* _Task brief_
Set down the full listing exactly as given. Any pictures are to be left out.
__________________________________________________
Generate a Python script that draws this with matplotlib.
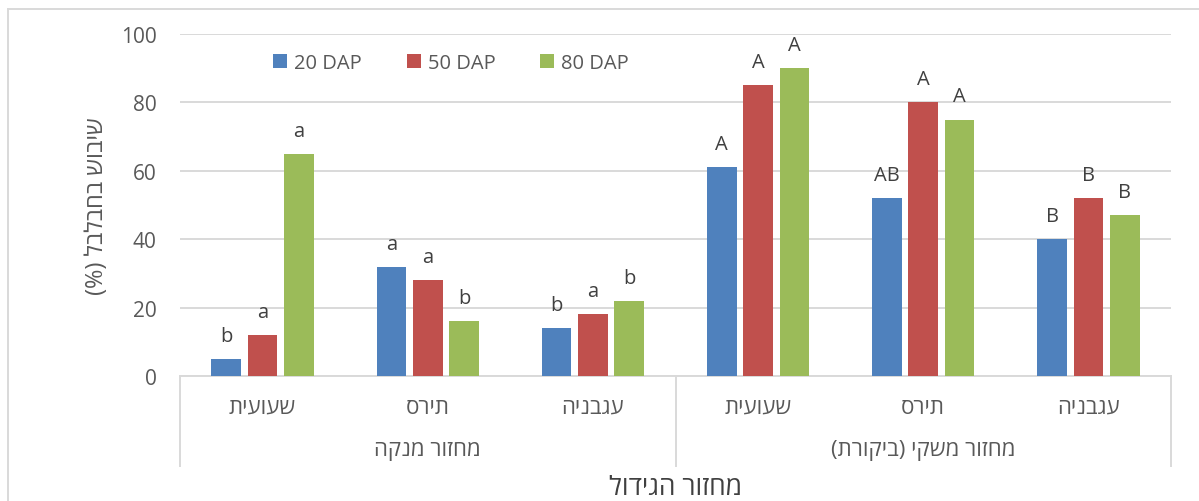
import matplotlib
matplotlib.use("Agg")
import matplotlib.pyplot as plt
import matplotlib.transforms as mtransforms
from matplotlib.lines import Line2D
import numpy as np

plt.rcParams['font.family'] = ['Open Sans', 'DejaVu Sans']

# ---- data -----------------------------------------------------------------
crops = ["שעועית", "תירס", "עגבניה"]
cycles = ["מחזור מנקה", "מחזור משקי (ביקורת)"]
series_names = ["20 DAP", "50 DAP", "80 DAP"]

dap20 = [5, 32, 14, 61, 52, 40]
dap50 = [12, 28, 18, 85, 80, 52]
dap80 = [65, 16, 22, 90, 75, 47]

letters20 = ["b", "a", "b", "A", "AB", "B"]
letters50 = ["a", "a", "a", "A", "A", "B"]
letters80 = ["a", "b", "b", "A", "A", "B"]

y_ticks = [0, 20, 40, 60, 80, 100]
y_title = "שיבוש בחבלבל (%)"
x_title = "מחזור הגידול"

colors = ["#4F81BD", "#C0504D", "#9BBB59"]


def rtl(s):
    """Reorder a Hebrew string for left-to-right glyph layout."""
    mirror = {"(": ")", ")": "("}
    return "".join(mirror.get(c, c) for c in reversed(s))


# ---- figure ---------------------------------------------------------------
W, H = 1199, 502
fig = plt.figure(figsize=(W / 100, H / 100), dpi=100)
fig.patch.set_facecolor("white")

L, R, T, B = 180, 1171, 35, 377
ax = fig.add_axes([L / W, 1 - B / H, (R - L) / W, (B - T) / H])

grid_c = "#D9D9D9"
txt_c = "#595959"
dark_c = "#404040"

labels = [c for _ in cycles for c in crops]
x = np.arange(len(labels))
width = 0.18
offset = 0.22

all_vals = [dap20, dap50, dap80]
all_letters = [letters20, letters50, letters80]
handles = []
for i, (vals, lets) in enumerate(zip(all_vals, all_letters)):
    xs = x + (i - 1) * offset
    bars = ax.bar(xs, vals, width, color=colors[i], label=series_names[i],
                  zorder=3, linewidth=0)
    handles.append(bars)
    for xi, v, t in zip(xs, vals, lets):
        ax.annotate(t, (xi, v), xytext=(0, 13), textcoords="offset points",
                    ha="center", va="baseline", fontsize=14.5, color=dark_c)

ax.set_xlim(-0.5, len(labels) - 0.5)
ax.set_ylim(0, 100)
ax.set_yticks(y_ticks)
ax.set_yticklabels([str(t) for t in y_ticks], fontsize=15, color=txt_c)
ax.tick_params(axis="y", length=0, pad=17)
ax.yaxis.grid(True, color=grid_c, linewidth=1.4, zorder=0)
ax.set_axisbelow(True)

ax.set_xticks(x)
ax.set_xticklabels([rtl(s) for s in labels], fontsize=16, color=txt_c)
ax.tick_params(axis="x", length=0, pad=15)

for side in ["top", "right", "left"]:
    ax.spines[side].set_visible(False)
ax.spines["bottom"].set_color(grid_c)
ax.spines["bottom"].set_linewidth(1.4)

# multi-level category axis: group separators and group names
trans = mtransforms.blended_transform_factory(ax.transData, ax.transAxes)
y_sep = (B - 467) / (B - T)
for xs in [-0.5, 2.5, 5.5]:
    ax.add_line(Line2D([xs, xs], [0, y_sep], transform=trans, color=grid_c,
                       linewidth=1.4, clip_on=False))
y_group = (B - 451) / (B - T)
for gi, g in enumerate(cycles):
    ax.text(gi * 3 + 1, y_group, rtl(g), transform=trans, ha="center",
            va="center", fontsize=16, color=txt_c)

ax.set_xlabel(rtl(x_title), fontsize=19, color=dark_c)
ax.xaxis.set_label_coords(0.5, (B - 489) / (B - T))
ax.xaxis.label.set_va("center")

ax.set_ylabel(rtl(y_title), fontsize=17, color=txt_c)
ax.yaxis.set_label_coords((97 - L) / (R - L), 0.5)
ax.yaxis.label.set_va("center")

leg = ax.legend(handles=handles, loc="center",
                bbox_to_anchor=((451 - L) / (R - L), (B - 64) / (B - T)),
                ncol=3, frameon=False, fontsize=14.5, handlelength=0.7,
                handleheight=0.7, handletextpad=0.35, columnspacing=2.2,
                labelcolor=txt_c, borderaxespad=0, borderpad=0)

# chart-area border
fig.add_artist(Line2D([8 / W, 1.0], [1 - 10 / H, 1 - 10 / H],
                      transform=fig.transFigure, color=grid_c, linewidth=1.4))
fig.add_artist(Line2D([8 / W, 8 / W], [0.0, 1 - 10 / H],
                      transform=fig.transFigure, color=grid_c, linewidth=1.4))

fig.savefig("out.png", dpi=100)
__________________________________________________
* _Task response_
Generate a Python script that draws this with matplotlib.
import matplotlib
matplotlib.use("Agg")
import matplotlib.pyplot as plt
import matplotlib.transforms as mtransforms
from matplotlib.lines import Line2D
import numpy as np

plt.rcParams['font.family'] = ['Open Sans', 'DejaVu Sans']

# ---- data -----------------------------------------------------------------
crops = ["שעועית", "תירס", "עגבניה"]
cycles = ["מחזור מנקה", "מחזור משקי (ביקורת)"]
series_names = ["20 DAP", "50 DAP", "80 DAP"]

dap20 = [5, 32, 14, 61, 52, 40]
dap50 = [12, 28, 18, 85, 80, 52]
dap80 = [65, 16, 22, 90, 75, 47]

letters20 = ["b", "a", "b", "A", "AB", "B"]
letters50 = ["a", "a", "a", "A", "A", "B"]
letters80 = ["a", "b", "b", "A", "A", "B"]

y_ticks = [0, 20, 40, 60, 80, 100]
y_title = "שיבוש בחבלבל (%)"
x_title = "מחזור הגידול"

colors = ["#4F81BD", "#C0504D", "#9BBB59"]


def rtl(s):
    """Reorder a Hebrew string for left-to-right glyph layout."""
    mirror = {"(": ")", ")": "("}
    return "".join(mirror.get(c, c) for c in reversed(s))


# ---- figure ---------------------------------------------------------------
W, H = 1199, 502
fig = plt.figure(figsize=(W / 100, H / 100), dpi=100)
fig.patch.set_facecolor("white")

L, R, T, B = 180, 1171, 35, 377
ax = fig.add_axes([L / W, 1 - B / H, (R - L) / W, (B - T) / H])

grid_c = "#D9D9D9"
txt_c = "#595959"
dark_c = "#404040"

labels = [c for _ in cycles for c in crops]
x = np.arange(len(labels))
width = 0.18
offset = 0.22

all_vals = [dap20, dap50, dap80]
all_letters = [letters20, letters50, letters80]
handles = []
for i, (vals, lets) in enumerate(zip(all_vals, all_letters)):
    xs = x + (i - 1) * offset
    bars = ax.bar(xs, vals, width, color=colors[i], label=series_names[i],
                  zorder=3, linewidth=0)
    handles.append(bars)
    for xi, v, t in zip(xs, vals, lets):
        ax.annotate(t, (xi, v), xytext=(0, 13), textcoords="offset points",
                    ha="center", va="baseline", fontsize=14.5, color=dark_c)

ax.set_xlim(-0.5, len(labels) - 0.5)
ax.set_ylim(0, 100)
ax.set_yticks(y_ticks)
ax.set_yticklabels([str(t) for t in y_ticks], fontsize=15, color=txt_c)
ax.tick_params(axis="y", length=0, pad=17)
ax.yaxis.grid(True, color=grid_c, linewidth=1.4, zorder=0)
ax.set_axisbelow(True)

ax.set_xticks(x)
ax.set_xticklabels([rtl(s) for s in labels], fontsize=16, color=txt_c)
ax.tick_params(axis="x", length=0, pad=15)

for side in ["top", "right", "left"]:
    ax.spines[side].set_visible(False)
ax.spines["bottom"].set_color(grid_c)
ax.spines["bottom"].set_linewidth(1.4)

# multi-level category axis: group separators and group names
trans = mtransforms.blended_transform_factory(ax.transData, ax.transAxes)
y_sep = (B - 467) / (B - T)
for xs in [-0.5, 2.5, 5.5]:
    ax.add_line(Line2D([xs, xs], [0, y_sep], transform=trans, color=grid_c,
                       linewidth=1.4, clip_on=False))
y_group = (B - 451) / (B - T)
for gi, g in enumerate(cycles):
    ax.text(gi * 3 + 1, y_group, rtl(g), transform=trans, ha="center",
            va="center", fontsize=16, color=txt_c)

ax.set_xlabel(rtl(x_title), fontsize=19, color=dark_c)
ax.xaxis.set_label_coords(0.5, (B - 489) / (B - T))
ax.xaxis.label.set_va("center")

ax.set_ylabel(rtl(y_title), fontsize=17, color=txt_c)
ax.yaxis.set_label_coords((97 - L) / (R - L), 0.5)
ax.yaxis.label.set_va("center")

leg = ax.legend(handles=handles, loc="center",
                bbox_to_anchor=((451 - L) / (R - L), (B - 64) / (B - T)),
                ncol=3, frameon=False, fontsize=14.5, handlelength=0.7,
                handleheight=0.7, handletextpad=0.35, columnspacing=2.2,
                labelcolor=txt_c, borderaxespad=0, borderpad=0)

# chart-area border
fig.add_artist(Line2D([8 / W, 1.0], [1 - 10 / H, 1 - 10 / H],
                      transform=fig.transFigure, color=grid_c, linewidth=1.4))
fig.add_artist(Line2D([8 / W, 8 / W], [0.0, 1 - 10 / H],
                      transform=fig.transFigure, color=grid_c, linewidth=1.4))

fig.savefig("out.png", dpi=100)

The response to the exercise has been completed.